Artificial neural network modeling for identification of unknown pollution sources in groundwater with partially missing concentration observation data

Abstract

Groundwater pollution sources are characterized by spatially and temporally varying source locations, injection rates, and duration of activity. Concentration measurement data at specified observation locations are generally utilized to identify these sources characteristics. Identification of unknown groundwater pollution sources in terms of these source characteristics becomes more difficult in the absence of complete breakthrough curves of concentration history at all the time steps. If concentration observations are missing over a length of time after an unknown source has become active, it is even more difficult to correctly identify the unknown sources. An artificial neural network (ANN) based methodology is developed to identify these source characteristics for such a missing data scenario, when concentration measurement data over an initial length of time is not available.
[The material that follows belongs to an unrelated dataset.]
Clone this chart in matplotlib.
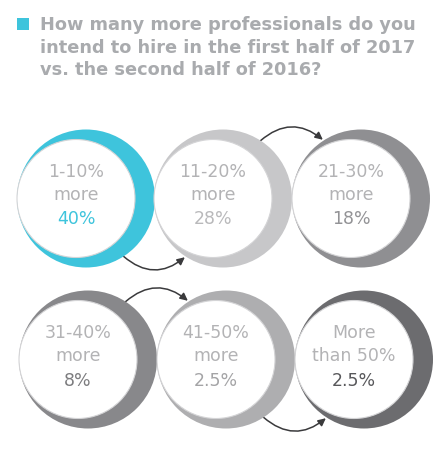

The source characteristics and the corresponding concentration measurements at time steps for which it is not missing, constitute a pattern for training the ANN. A groundwater flow and transport numerical simulation model is utilized to generate the necessary patterns for training the ANN. Performance evaluation results show that the back-propagation based ANN model is essentially capable of extracting hidden relationship between patterns of available concentration measurement values, and the corresponding sources characteristics, resulting in identification of unknown groundwater pollution sources. The performance of the methodology is also evaluated for different levels of noise (or measurement errors) in concentration measurement data at available time steps.